Monday, July 23, 2018

Introduction

Genius recipes surprise us and make us rethink cooking tropes. They’re handed down by luminaries of the food world and become their legacies.
They get us talking and change the way we cook. And, once we’ve folded them into our repertoires, they make us feel pretty genius too.
This is how I framed Genius Recipes when I launched it as a weekly column on Food52 in June 2011. In the years since, the definition really hasn’t changed: These recipes are about reworking what we’ve been taught and skipping past all the canonical versions to a smarter way.

For example, if you were to look to a classical text or cooking class, you’d probably think you’d need to truss and flip and baste a chicken as you’re roasting it. And there’s nothing necessarily wrong with any of that—you will probably get a good dinner out of the exercise. But Barbara Kafka, in writing the cookbook Roasting: A Simple Art in 1995, perfected roasting everything, from mackerel to turkeys to cucumbers. She puts chicken in the oven, legs akimbo, at a raging 500°F (260°C), then hardly touches it. Hers is the juiciest roast chicken I’ve tasted, and has the crispiest skin, without fussing—so why would you?

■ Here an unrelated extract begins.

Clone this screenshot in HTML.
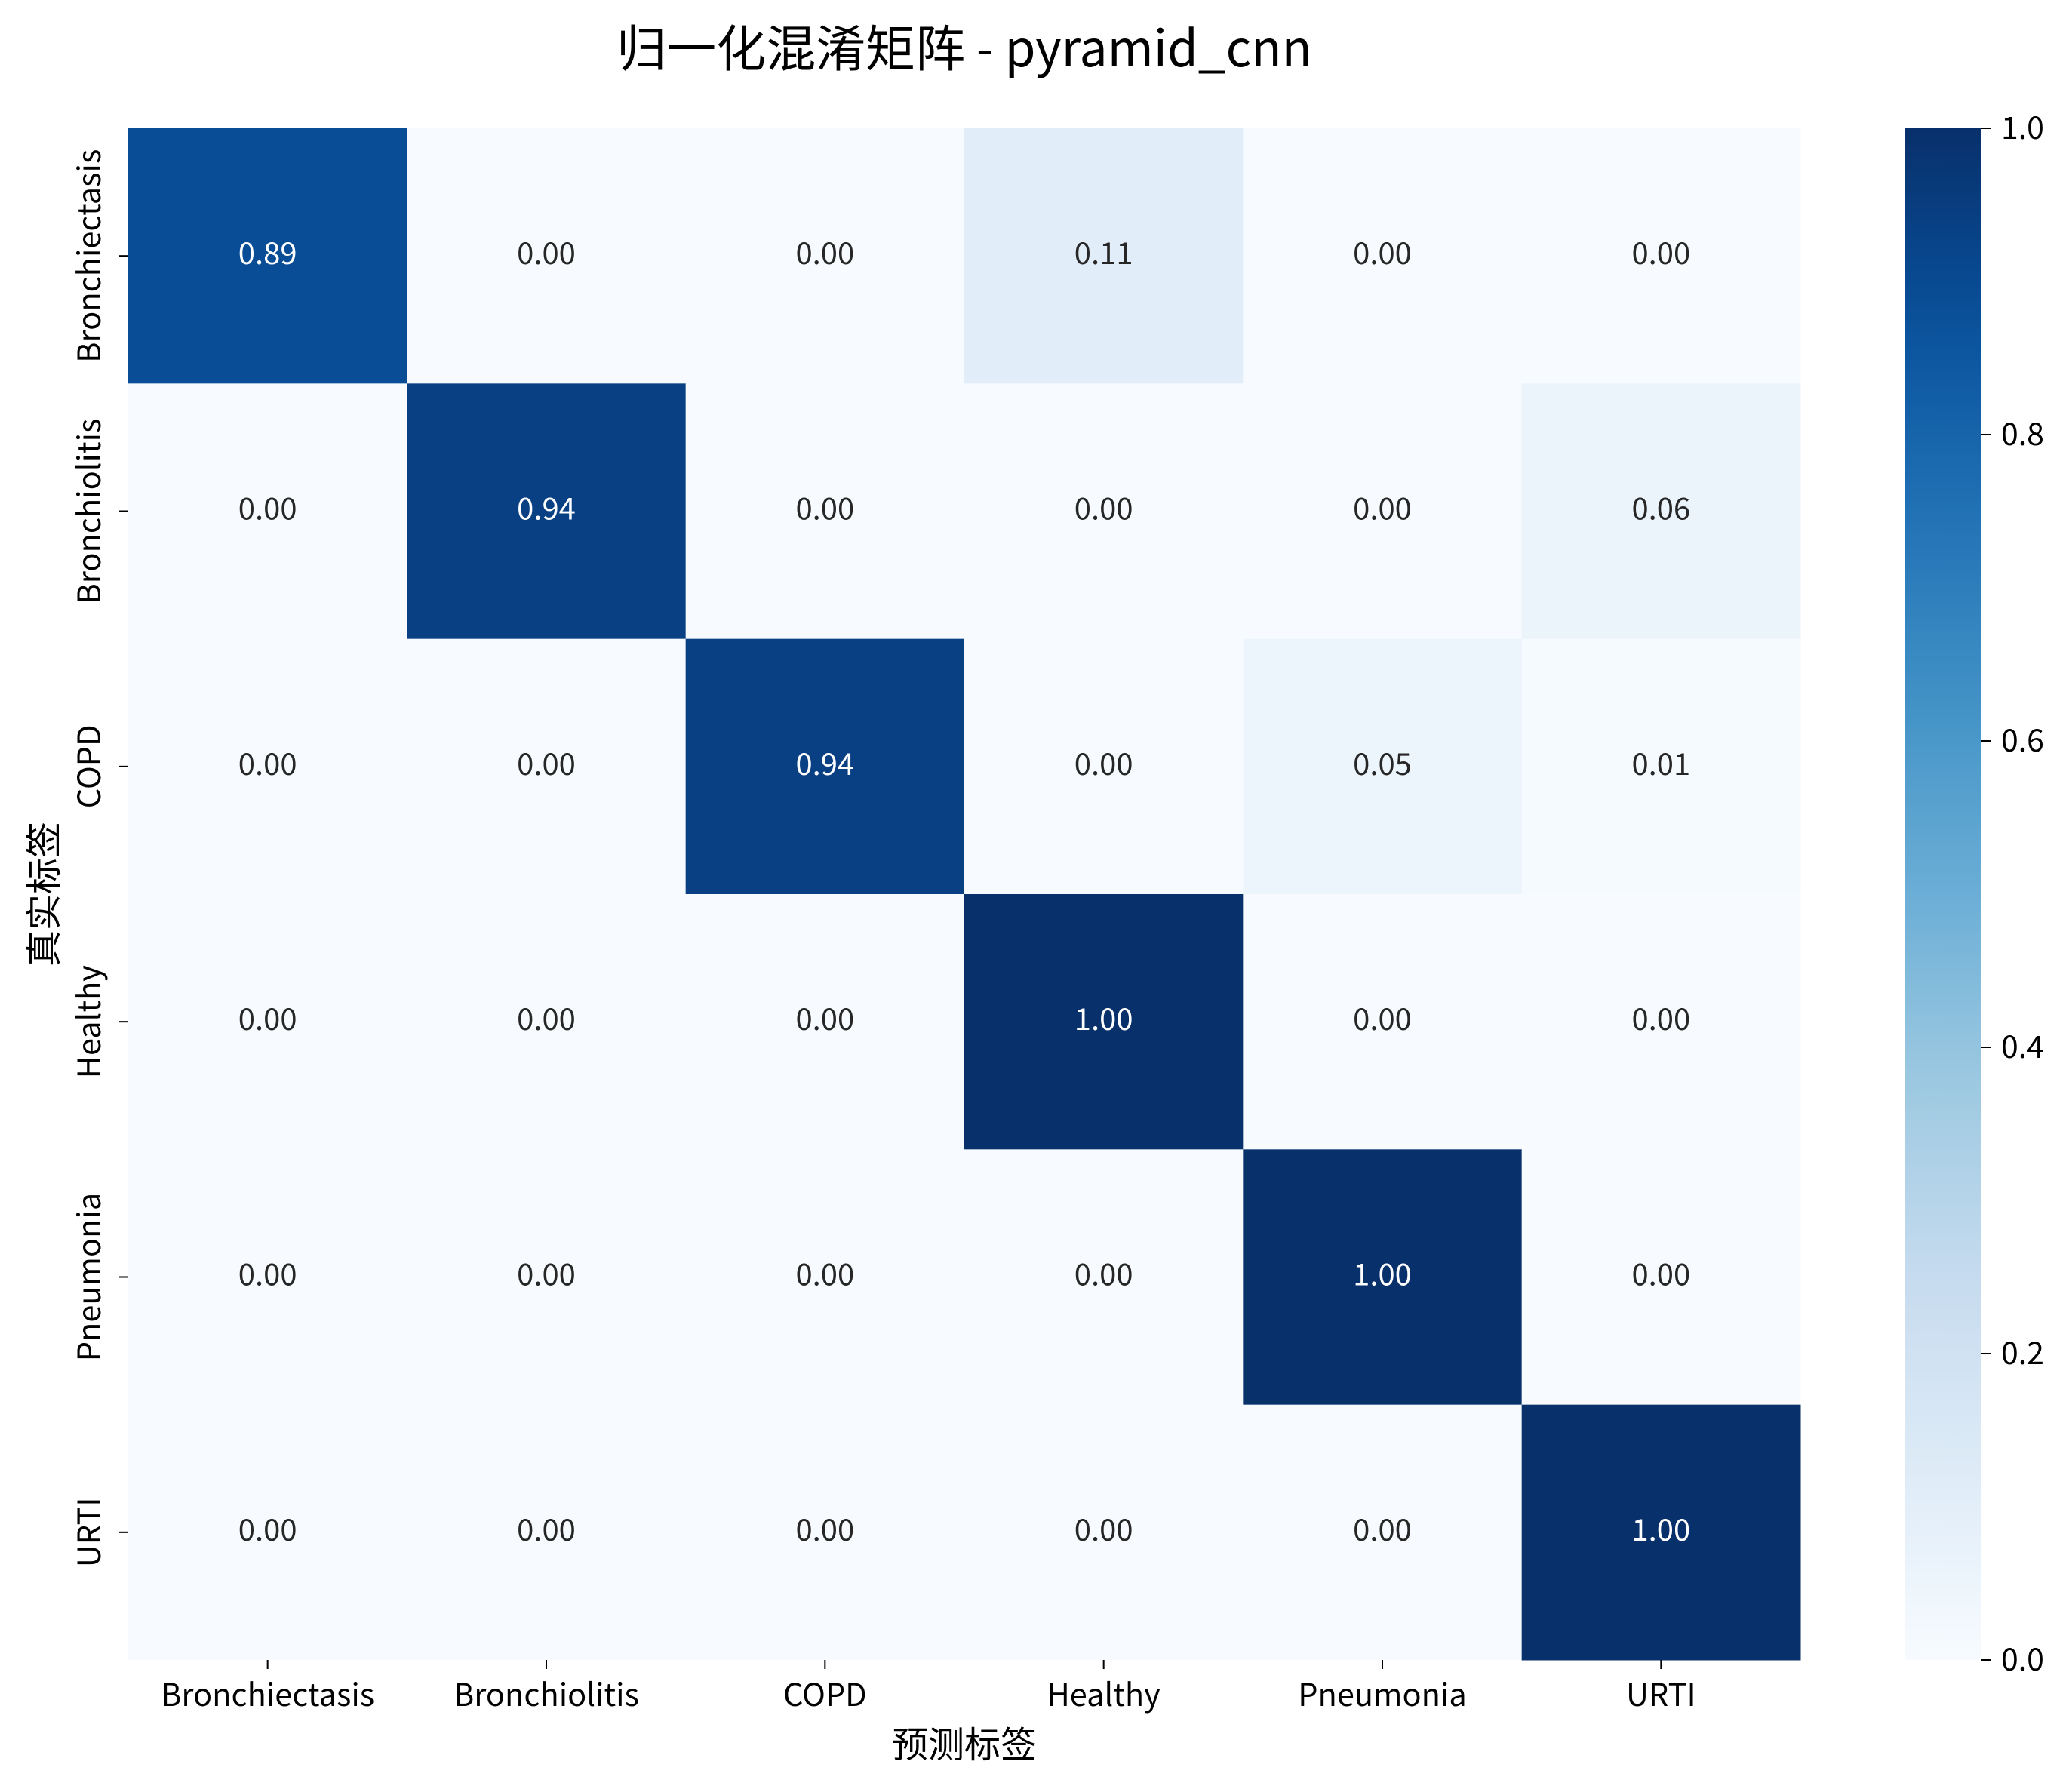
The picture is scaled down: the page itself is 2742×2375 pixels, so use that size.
<!DOCTYPE html>
<html><head><meta charset="utf-8"><style>
body{margin:0;background:#fff;}
svg text{font-family:"Noto Sans CJK SC","Liberation Sans",sans-serif;}
</style></head><body>
<svg id="chart" width="2742" height="2370" xmlns="http://www.w3.org/2000/svg">
<rect width="2742" height="2370" fill="#fff"/>
<text x="1278" y="88" font-size="66" text-anchor="middle">归一化混淆矩阵 - pyramid_cnn</text>
<g id="cells"></g>
<g id="xticks"></g>
<g id="yticks"></g>
<text x="1278" y="2329" font-size="48" text-anchor="middle">预测标签</text>
<text transform="translate(75,1185) rotate(-90)" font-size="48" text-anchor="middle">真实标签</text>
<defs><linearGradient id="cbgrad" x1="0" y1="1" x2="0" y2="0"></linearGradient></defs>
<rect x="2524" y="170" width="102" height="2030" fill="url(#cbgrad)"/>
<g id="cbticks"></g>
</svg>
<script>
const categories=["Bronchiectasis","Bronchiolitis","COPD","Healthy","Pneumonia","URTI"];
const row0=[0.89,0.00,0.00,0.11,0.00,0.00];
const row1=[0.00,0.94,0.00,0.00,0.00,0.06];
const row2=[0.00,0.00,0.94,0.00,0.05,0.01];
const row3=[0.00,0.00,0.00,1.00,0.00,0.00];
const row4=[0.00,0.00,0.00,0.00,1.00,0.00];
const row5=[0.00,0.00,0.00,0.00,0.00,1.00];
const cbTicks=[0.0,0.2,0.4,0.6,0.8,1.0];
const matrix=[row0,row1,row2,row3,row4,row5];
const NS="http://www.w3.org/2000/svg";
const L=170,R=2386,T=170,B=2200;
const cw=(R-L)/categories.length, ch=(B-T)/categories.length;
const xPos=i=>L+i*cw, yPos=i=>T+i*ch;
const stops=["#f7fbff","#deebf7","#c6dbef","#9ecae1","#6baed6","#4292c6","#2171b5","#08519c","#08306b"];
function hex(h){return [1,3,5].map(i=>parseInt(h.substr(i,2),16));}
function cmap(v){v=Math.max(0,Math.min(1,v));const p=v*8,i=Math.min(7,Math.floor(p)),f=p-i;const a=hex(stops[i]),b=hex(stops[i+1]);return "rgb("+a.map((c,k)=>Math.round(c+(b[k]-c)*f)).join(",")+")";}
function el(t,at,txt){const e=document.createElementNS(NS,t);for(const k in at)e.setAttribute(k,at[k]);if(txt!==undefined)e.textContent=txt;return e;}
const gc=document.getElementById("cells");
matrix.forEach((row,r)=>row.forEach((v,c)=>{
  const rc=el("rect",{x:xPos(c),y:yPos(r),width:cw+0.5,height:ch+0.5,fill:cmap(v)});
  
  
  gc.appendChild(rc);
  const t=el("text",{x:xPos(c)+cw/2,y:yPos(r)+ch/2+11,"font-size":40,"text-anchor":"middle",fill:v>0.5?"#fff":"#262626"},v.toFixed(2));
  
  
  gc.appendChild(t);
}));
const gx=document.getElementById("xticks"),gy=document.getElementById("yticks");
categories.forEach((c,i)=>{
  const x=xPos(i)+cw/2;
  gx.appendChild(el("line",{x1:x,x2:x,y1:B,y2:B+12,stroke:"#000","stroke-width":2}));
  const t=el("text",{x:x,y:2261,"font-size":41.5,"text-anchor":"middle"},c);
  
  
  gx.appendChild(t);
  const y=yPos(i)+ch/2;
  gy.appendChild(el("line",{x1:L-12,x2:L,y1:y,y2:y,stroke:"#000","stroke-width":2}));
  const ty=el("text",{transform:`translate(133,${y}) rotate(-90)`,"font-size":41.5,"text-anchor":"middle"},c);
  
  
  gy.appendChild(ty);
});
const grad=document.getElementById("cbgrad");
for(let i=0;i<=20;i++){grad.appendChild(el("stop",{offset:(i/20),"stop-color":cmap(i/20)}));}
const gcb=document.getElementById("cbticks");
cbTicks.forEach(v=>{
  const y=B-(B-T)*v;
  gcb.appendChild(el("line",{x1:2626,x2:2638,y1:y,y2:y,stroke:"#000","stroke-width":2}));
  const t=el("text",{x:2652,y:y+14,"font-size":41},v.toFixed(1));
  
  
  gcb.appendChild(t);
});
</script>
</body></html>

This book is full of happy discoveries like this roast chicken, drawn from the experience of the best cookbook authors, chefs, and bloggers around. No one cook could have taught us so much. From historic voices in food like Marcella Hazan, Julia Child, and James Beard to modern giants like Ignacio Mattos and Kim Boyce, we’ve learned that making something better doesn’t mean doing more work—and oftentimes, it means doing less. If you look to the people who’ve spent their careers tinkering with these dishes, they’ll often show you a better way to make them.

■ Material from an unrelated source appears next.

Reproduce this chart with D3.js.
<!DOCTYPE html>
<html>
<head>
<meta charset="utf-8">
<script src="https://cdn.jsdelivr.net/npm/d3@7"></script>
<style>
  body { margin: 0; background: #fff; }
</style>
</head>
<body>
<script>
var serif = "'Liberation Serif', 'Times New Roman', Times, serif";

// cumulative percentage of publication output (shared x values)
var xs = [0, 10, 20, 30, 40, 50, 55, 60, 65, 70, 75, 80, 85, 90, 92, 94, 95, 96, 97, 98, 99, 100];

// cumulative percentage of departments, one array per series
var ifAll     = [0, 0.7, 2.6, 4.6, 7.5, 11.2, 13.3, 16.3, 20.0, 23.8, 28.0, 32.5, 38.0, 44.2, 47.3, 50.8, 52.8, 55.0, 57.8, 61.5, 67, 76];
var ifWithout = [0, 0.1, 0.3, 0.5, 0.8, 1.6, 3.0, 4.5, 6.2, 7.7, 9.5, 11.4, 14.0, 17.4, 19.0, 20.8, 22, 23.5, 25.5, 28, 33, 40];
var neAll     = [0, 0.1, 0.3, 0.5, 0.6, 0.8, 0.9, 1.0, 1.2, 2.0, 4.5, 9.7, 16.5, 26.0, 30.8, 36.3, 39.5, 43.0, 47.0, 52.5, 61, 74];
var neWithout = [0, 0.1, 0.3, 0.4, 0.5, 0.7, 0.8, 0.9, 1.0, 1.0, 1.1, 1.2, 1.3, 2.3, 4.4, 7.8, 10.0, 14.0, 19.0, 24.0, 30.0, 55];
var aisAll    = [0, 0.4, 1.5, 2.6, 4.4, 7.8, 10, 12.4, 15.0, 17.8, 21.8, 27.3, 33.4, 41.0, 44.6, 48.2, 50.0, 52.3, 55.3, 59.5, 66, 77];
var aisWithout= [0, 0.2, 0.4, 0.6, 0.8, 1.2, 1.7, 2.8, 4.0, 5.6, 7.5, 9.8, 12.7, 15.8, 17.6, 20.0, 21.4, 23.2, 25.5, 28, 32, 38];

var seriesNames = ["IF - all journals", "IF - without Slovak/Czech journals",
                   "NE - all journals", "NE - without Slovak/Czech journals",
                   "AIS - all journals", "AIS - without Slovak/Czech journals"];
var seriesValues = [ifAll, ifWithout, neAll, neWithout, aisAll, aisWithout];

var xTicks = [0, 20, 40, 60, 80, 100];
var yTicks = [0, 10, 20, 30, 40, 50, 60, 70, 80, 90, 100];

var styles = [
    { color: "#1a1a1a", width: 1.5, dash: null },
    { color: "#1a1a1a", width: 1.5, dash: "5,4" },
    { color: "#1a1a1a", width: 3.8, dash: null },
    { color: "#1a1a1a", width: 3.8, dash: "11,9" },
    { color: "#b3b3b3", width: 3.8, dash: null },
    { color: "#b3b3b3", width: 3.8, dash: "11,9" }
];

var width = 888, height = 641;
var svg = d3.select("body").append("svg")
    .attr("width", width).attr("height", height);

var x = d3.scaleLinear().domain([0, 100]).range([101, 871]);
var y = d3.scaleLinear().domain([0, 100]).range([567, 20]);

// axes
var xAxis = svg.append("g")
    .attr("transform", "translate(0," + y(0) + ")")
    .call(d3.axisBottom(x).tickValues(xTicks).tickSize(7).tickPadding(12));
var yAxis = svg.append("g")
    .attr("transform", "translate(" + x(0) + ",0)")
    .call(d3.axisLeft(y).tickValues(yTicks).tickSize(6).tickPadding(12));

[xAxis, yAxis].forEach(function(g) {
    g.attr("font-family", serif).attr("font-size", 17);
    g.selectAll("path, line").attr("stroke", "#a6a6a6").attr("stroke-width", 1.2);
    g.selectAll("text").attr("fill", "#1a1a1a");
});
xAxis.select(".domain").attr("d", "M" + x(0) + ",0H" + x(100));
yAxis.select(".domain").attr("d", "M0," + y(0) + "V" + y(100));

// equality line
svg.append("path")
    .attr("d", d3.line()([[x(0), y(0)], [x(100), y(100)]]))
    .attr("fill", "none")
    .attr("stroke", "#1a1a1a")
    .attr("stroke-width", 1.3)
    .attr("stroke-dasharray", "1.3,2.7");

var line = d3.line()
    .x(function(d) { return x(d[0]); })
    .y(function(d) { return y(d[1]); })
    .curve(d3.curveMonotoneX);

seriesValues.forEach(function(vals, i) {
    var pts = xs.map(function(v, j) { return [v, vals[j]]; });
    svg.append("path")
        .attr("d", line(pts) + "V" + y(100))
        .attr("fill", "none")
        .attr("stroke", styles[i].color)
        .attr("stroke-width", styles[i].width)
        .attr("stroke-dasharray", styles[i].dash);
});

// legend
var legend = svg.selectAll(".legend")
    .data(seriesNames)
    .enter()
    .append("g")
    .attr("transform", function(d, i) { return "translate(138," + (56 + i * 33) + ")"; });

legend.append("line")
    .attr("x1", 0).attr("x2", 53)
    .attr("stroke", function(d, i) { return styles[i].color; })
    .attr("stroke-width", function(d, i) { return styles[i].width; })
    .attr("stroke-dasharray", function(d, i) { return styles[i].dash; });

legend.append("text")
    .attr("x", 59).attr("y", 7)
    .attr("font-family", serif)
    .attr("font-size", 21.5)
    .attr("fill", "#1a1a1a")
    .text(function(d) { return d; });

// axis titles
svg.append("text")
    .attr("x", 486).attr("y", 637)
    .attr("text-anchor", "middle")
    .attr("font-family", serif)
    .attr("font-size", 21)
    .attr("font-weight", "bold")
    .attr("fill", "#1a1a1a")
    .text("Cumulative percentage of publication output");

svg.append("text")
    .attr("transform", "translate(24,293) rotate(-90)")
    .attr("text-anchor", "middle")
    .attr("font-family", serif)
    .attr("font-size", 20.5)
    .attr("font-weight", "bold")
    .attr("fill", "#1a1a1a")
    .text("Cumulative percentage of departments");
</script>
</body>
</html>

Here in this collection are more than one hundred of the most surprising and essential genius recipes. Some are greatest hits from the column that keep inspiring new conversations and winning new fans. I also dug up a bunch more recipes, like Marion Cunningham’s famous yeasted overnight waffles and Dorie Greenspan’s apple cake with more apples than cake, to stock our kitchens and keep us cooking and talking. You’ll also find new tips and variations and a good number of mini-recipes alongside the full-length ones. These genius ideas were simple enough to distill into a paragraph or two and made the collection whole. My hope is that this book, held all together, can act as an alternative kitchen education of sorts.
Some of the recipes are already legends: If you’ve been reading about food for a while, you’ve probably already heard of the tomato sauce with butter and onion, the no-knead bread, the one-ingredient ice cream. I love sharing these on Food52, because it seems everyone has an opinion and a good story to tell.

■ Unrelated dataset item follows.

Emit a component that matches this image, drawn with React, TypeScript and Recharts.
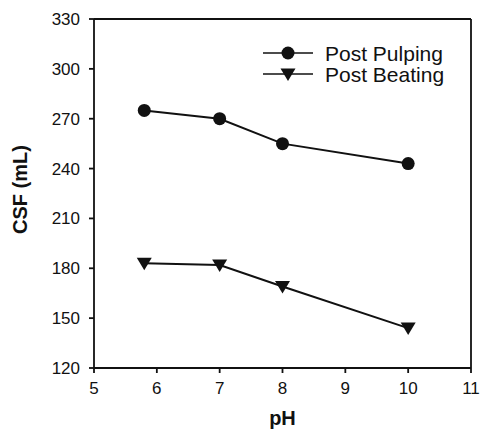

A handful of others are tricks I stumbled across myself: The oddball ingredient I saw when I trailed in the kitchen at Le Bernardin. The simple carnitas I found in an old Diana Kennedy cookbook when I was missing the burritos at home in California. The winning ratatouille after I tested four in a day. The dessert served at the James Beard Awards that Melissa Clark posted on Instagram—watch out, world: I’m paying attention!
But if we had to rely on me, Genius Recipes would have been a nice little series that would have petered out long ago—and it surely wouldn’t have evolved into a book. I’d hoped I would have help finding the gems, since the spirit of better cooking through community has always driven Food52. But I couldn’t have known that the tips would just keep coming—that the majority of the recipes I would gather, and the most unexpectedly brilliant ones, would come from emails and tweets and conversations with the Food52 community, fellow staffers, and other writers, editors, and friends.
I wouldn’t have looked twice at a soup made of cauliflower, an onion, and a whole lot of water. And broccoli cooked forever is almost daring you not to. But cooks from Food52 said these were worthy of genius status, and they were right. Genius Recipes is proof of the power of crowd-sourcing and curation, but also of listening and trusting other cooks. Even though many of these recipes have been around for years, some for decades, only now can we gather and share them so quickly.
I hope you will use the recipes in a number of ways. Some may become formulas (I don’t make roast chicken or guacamole or oatmeal any other way anymore). But others, I hope, will be jumping-off points. Maybe you’ll make the kale panini just as written, then next time you’ll use collards or whatever greens you have, or start making just the quick pickled peppers to keep around. As soon as you make the olive oil and maple granola once, if you’re like the legions of commenters on Food52, you’ll start tweaking it and making it your own.